Conor McManus, referring to how the outcome of this decider had not been expected in advance, said: "No one called it the way it turned out but this was all down to Kerry and their approach to the game". His BBC colleague Oisín McConville said about Kerry: "They've played with a chip on their shoulder. If they continue to play with a chip on their shoulder nobody else in the country stands a chance with them", but, McConville added, Kerry "don't always play like that".

===Awards===
The Sunday Game named eight players from the winners on its Team of the Year, as well as four Donegal players and one each from Meath, Tyrone and Armagh. The TV programme gave David Clifford its Footballer of the Year.

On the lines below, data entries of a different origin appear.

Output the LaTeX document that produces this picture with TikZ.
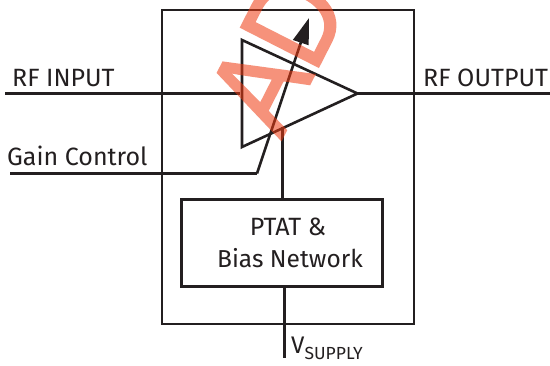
\documentclass[tikz,border=0pt]{standalone}
\usepackage{fontspec}
\setmainfont{Fira Sans}
\newfontfamily\wmfont[FakeBold=1.8]{Liberation Sans}
\usetikzlibrary{arrows.meta}
\definecolor{ink}{HTML}{231F20}
\definecolor{wm}{HTML}{EF3A10}
\tikzset{
  wire/.style={draw=ink,line width=3pt},
  thin wire/.style={draw=ink,line width=2.6pt},
  lbl/.style={inner sep=0pt,anchor=base west,text=ink,font=\fontsize{25}{29}\selectfont},
}
\begin{document}
\begin{tikzpicture}[x=1pt,y=-1pt]
\useasboundingbox (0,0) rectangle (550,366);
\fill[white] (0,0) rectangle (550,366);
\coordinate (inL) at (5,93.5);
\coordinate (inR) at (240,93.5);
\coordinate (t1) at (242,40);
\coordinate (t2) at (357.5,93.5);
\coordinate (t3) at (242,147);
\coordinate (outR) at (550,93.5);
\coordinate (gL) at (10,173.5);
\coordinate (gK) at (257,173.5);
\coordinate (gT) at (309,18);
\coordinate (ampS) at (282,127);
\coordinate (vEnd) at (284,358);
\node[draw=ink,line width=2.6pt,minimum width=252pt,minimum height=314pt,inner sep=0pt] (pkg) at (288,167) {};
\node[draw=ink,line width=3pt,minimum width=201pt,minimum height=87pt,inner sep=0pt] (bias) at (281.5,243.5) {};
\node[lbl,anchor=base] (ptat) at (288,236) {PTAT \&};
\node[lbl,anchor=base,font=\fontsize{24.5}{29}\selectfont] (biasnet) at (290,268) {Bias Network};
\draw[wire] (inL) -- (inR);
\draw[wire] (t2) -- (outR);
\draw[thin wire,line join=miter] (t1) -- (t2) -- (t3) -- cycle;
\draw[wire] (ampS) -- (ampS |- bias.north);
\draw[wire] (vEnd |- bias.south) -- (vEnd);
\draw[wire] (gL) -- (gK);
\draw[thin wire,-{Triangle[length=26pt,width=16pt]}] (gK) -- (gT);
\node[lbl] (rfin) at (12,87) {RF INPUT};
\node[lbl] (rfout) at (423,87) {RF OUTPUT};
\node[lbl] (gain) at (7,166) {Gain Control};
\node[lbl,font=\fontsize{24}{28}\selectfont] (vs) at (291,354) {V\raisebox{-6pt}{\fontsize{17.5}{20}\selectfont SUPPLY}};
\begin{scope}[transparency group,opacity=.55]
\clip (0,0) rectangle (550,366);
\node[inner sep=0pt,anchor=base west,rotate=63,text=wm,font=\wmfont\fontsize{126}{126}\selectfont] (wmk) at (281,140) {\scalebox{.87}[1]{AD}};
\end{scope}
\end{tikzpicture}
\end{document}
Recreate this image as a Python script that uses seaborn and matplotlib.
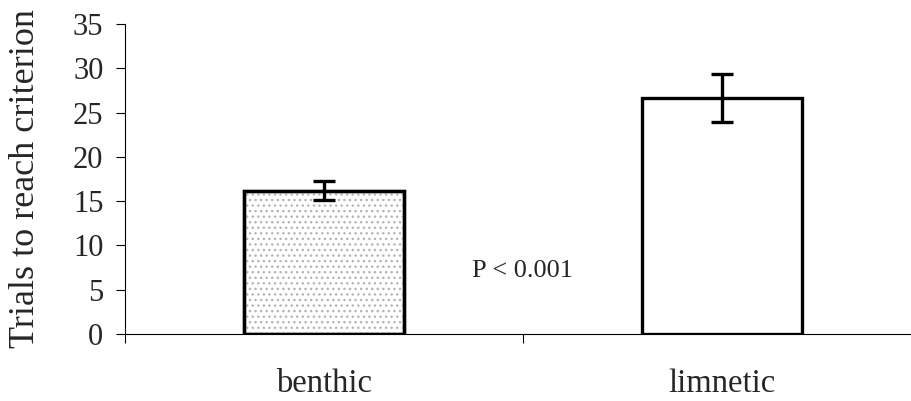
import matplotlib
matplotlib.use("Agg")
import matplotlib.pyplot as plt
from matplotlib.patches import Rectangle
import seaborn as sns
import pandas as pd
import numpy as np

# Mean trials to reach criterion per ecotype, with error bars
groups = ["benthic", "limnetic"]
means = [16.2, 26.6]
errors = [1.1, 2.7]
y_ticks = [0, 5, 10, 15, 20, 25, 30, 35]
annotation = "P < 0.001"

sns.set_theme(style="white")
plt.rcParams["font.family"] = ["Liberation Serif", "DejaVu Serif"]

df = pd.DataFrame({"group": groups, "trials": means})

fig = plt.figure(figsize=(9.12, 4.01), dpi=100)
# axes runs past the right edge of the figure, as in a cropped spreadsheet chart
ax = fig.add_axes([125 / 912, 67 / 401, 796 / 912, 310 / 401])

sns.barplot(data=df, x="group", y="trials", order=groups, width=0.4,
            color="white", edgecolor="black", linewidth=2.4, errorbar=None,
            ax=ax, zorder=2)

# light grey stipple over the benthic bar
b = ax.patches[0]
ax.add_patch(Rectangle(b.get_xy(), b.get_width(), b.get_height(), fill=False,
                       edgecolor="#b5b5b5", linewidth=0, hatch="...", zorder=2.1))
# redraw its outline above the stipple
ax.add_patch(Rectangle(b.get_xy(), b.get_width(), b.get_height(), fill=False,
                       edgecolor="black", linewidth=2.4, zorder=2.2))

ax.errorbar(x=np.arange(len(groups)), y=means, yerr=errors, fmt="none",
            ecolor="black", elinewidth=2.4, capsize=8, capthick=2.4, zorder=3)

ax.set_xlim(-0.5, 1.5)
ax.set_ylim(0, 35)
ax.set_yticks(y_ticks)
ax.set_yticklabels([str(t) for t in y_ticks], fontsize=22)

# category boundaries carry the tick marks; labels sit at bar centres
ax.set_xticks([-0.5, 0.5, 1.5])
ax.set_xticklabels([])
ax.set_xticks([0, 1], minor=True)
ax.set_xticklabels(groups, minor=True, fontsize=23.5)
ax.tick_params(axis="x", which="major", direction="out", length=6.5, width=0.8,
               color="black", bottom=True)
ax.tick_params(axis="x", which="minor", length=0, pad=25)
ax.tick_params(axis="y", direction="out", length=6.5, width=0.8, color="black",
               left=True, pad=9)

ax.set_xlabel("")
ax.set_ylabel("Trials to reach criterion", fontsize=26, labelpad=22)

for side in ["top", "right"]:
    ax.spines[side].set_visible(False)
for side in ["left", "bottom"]:
    ax.spines[side].set_color("black")
    ax.spines[side].set_linewidth(0.8)

ax.text(0.5, 7.1, annotation, ha="center", va="center", fontsize=19)

fig.savefig("out.png", dpi=100)
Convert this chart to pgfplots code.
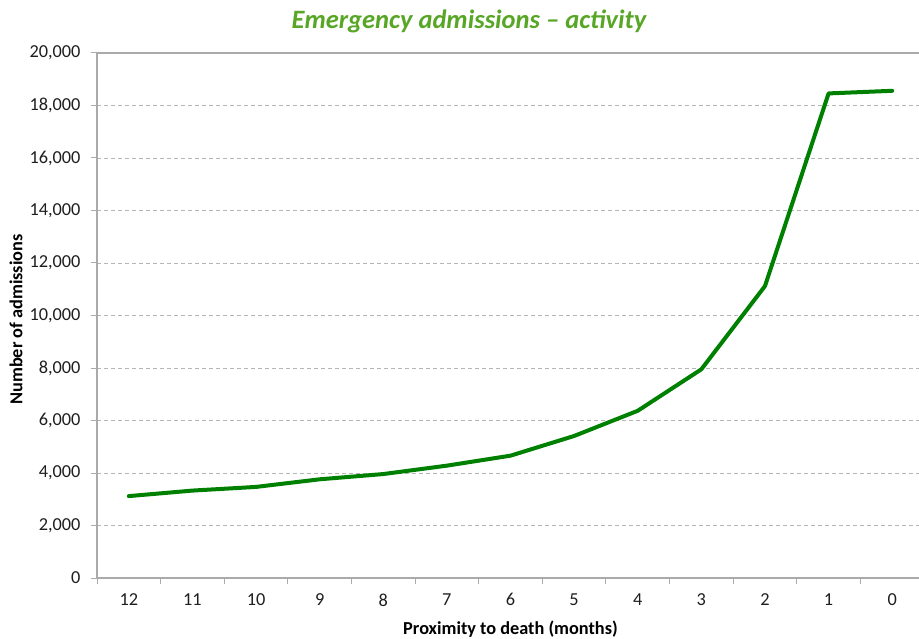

At Kerry's banquet, which was held in the Clayton Hotel, Dublin on the night of the game, GAA President Jarlath Burns presented the Man of the Match trophy to Gavin White, after RTÉ announced him as the winner on The Sunday Game. No other nominations for the award were mentioned.

===Celebrations===
The Kerry team had a homecoming celebration the day after the final. Thousands of fans gathered and lined the streets as the team travelled across the county on an open top bus from Tralee at 6 pm before arriving in Killarney at 8:30 pm.

Meanwhile, despite "lashing rain" and generally very poor weather conditions, thousands of people gathered in Donegal Town's Pier car park the evening after the final to welcome home the Donegal team, with the Brendan Devenney-presented DL Debate broadcasting live from the town. Among those performing at the homecoming were Christy Murray and Daniel O'Donnell.